Open bgruening opened 4 years ago
Cool. That sounds workable. BTW, I would like to describe what future Galaxy ML models look like in my mind. Models are saved in HDF5, including model structure and weights. A new datatype, as a subclass of HDF5, can be made specific for models. The datatype may carry a metadata file, similar to Bam, which permanently stores a JSON format of the model structure. Consequently, models can be previewed via accessing the metadata file. Tunable hyperparameters can be saved in a metadata file as well, which enables dynamical access in the hyperparameter search tool. Current HDF5 persistence utility is built on top of pickle. Therefore, sanitizer or security checker is still needed in play.
Agree this seems like the right approach for working with pickled files that we can't otherwise trust @bgruening, and it's also mentioned in the Python docs as well so likely best practices as well: https://docs.python.org/3/library/pickle.html FYI, looks like scikit-learn has a more efficient dumps/loads than pickle these days called joblib
: https://scikit-learn.org/stable/modules/model_persistence.html
Looking forward, I agree with @qiagu that moving to HDF5 files with model/pipeline attributes saved is the ideal approach.

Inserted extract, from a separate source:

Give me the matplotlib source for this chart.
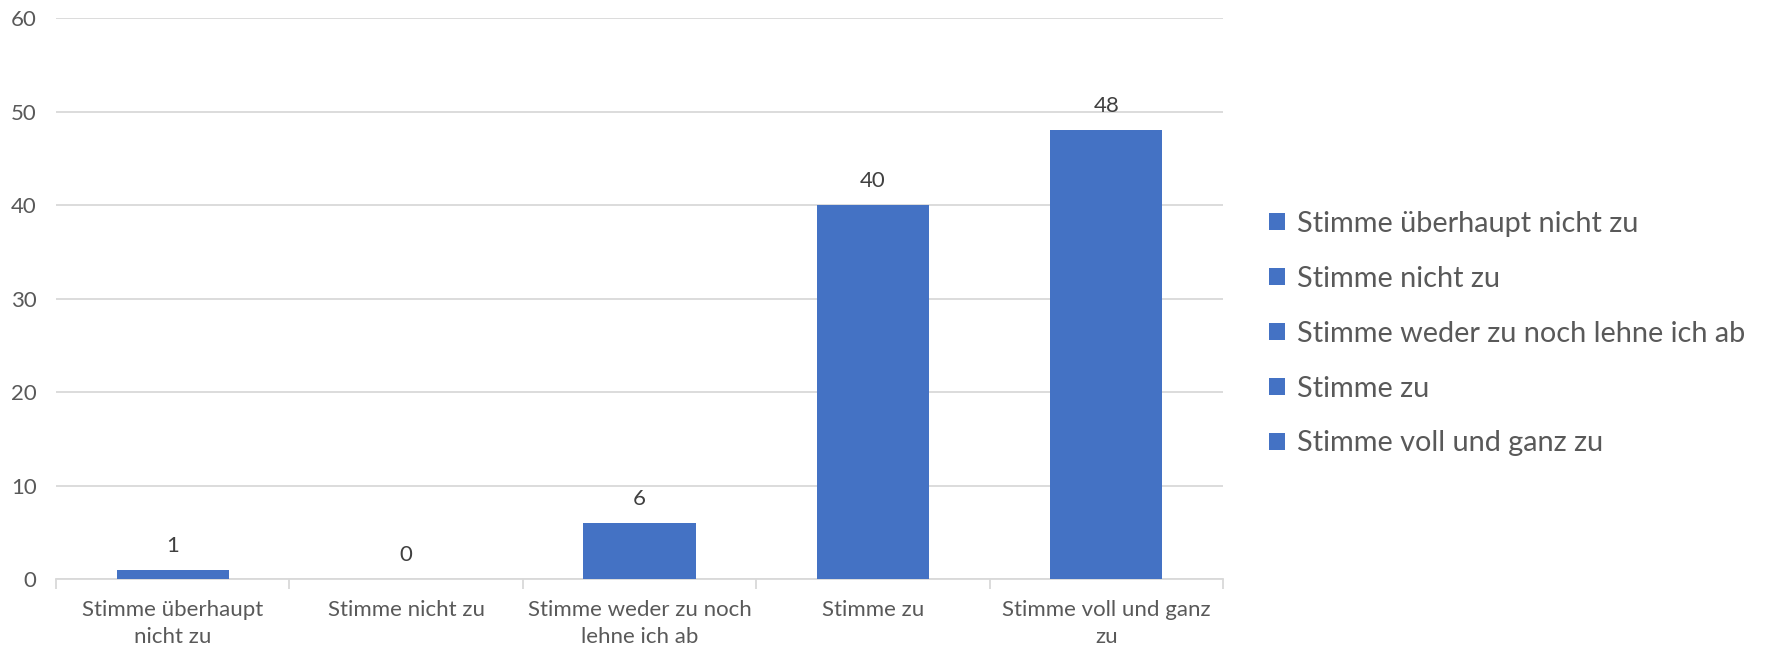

Unfortunately, it still doesn't seem like there's general support for dumping/loading non-deep-learning ML models, and writing one ourselves is quite a bit of work that I don't think is worth it right now if we implement the hmac signing approach
@jgoecks We already have had something made there. https://github.com/goeckslab/Galaxy-ML/tree/master/galaxy_ml/model_persist
Loading model using pickle...
(1.2471628189086914 s)
Dumping model using pickle...
(3.6942389011383057 s)
File size: 930712861
Dumping model to hdf5...
(3.006715774536133 s)
File size: 930729696
Loading model from hdf5...
(0.6420958042144775 s)
Pipeline(memory=None,
steps=[('robustscaler',
RobustScaler(copy=True, quantile_range=(25.0, 75.0),
with_centering=True, with_scaling=True)),
('kneighborsclassifier',
KNeighborsClassifier(algorithm='auto', leaf_size=30,
metric='minkowski', metric_params=None,
n_jobs=1, n_neighbors=100, p=2,
weights='uniform'))],
verbose=False)
https://github.com/goeckslab/Galaxy-ML/blob/master/galaxy_ml/tests/test_model_persist.py#L94-L101
Ah, good to know. How far along is this work?
The util was made earlier this year. I recall it worked for all sklearn models (pipelines) in a test. It failed to catch one numpy type from xgboost module, but that can be fixed. Since the util decomposes and recomposes objects using the same interface as pickle does, it has my trust.
This way we could even share the
SHARED_KEY_MAYBE_FROM_ENV
across usegalaxy.* and transfer models.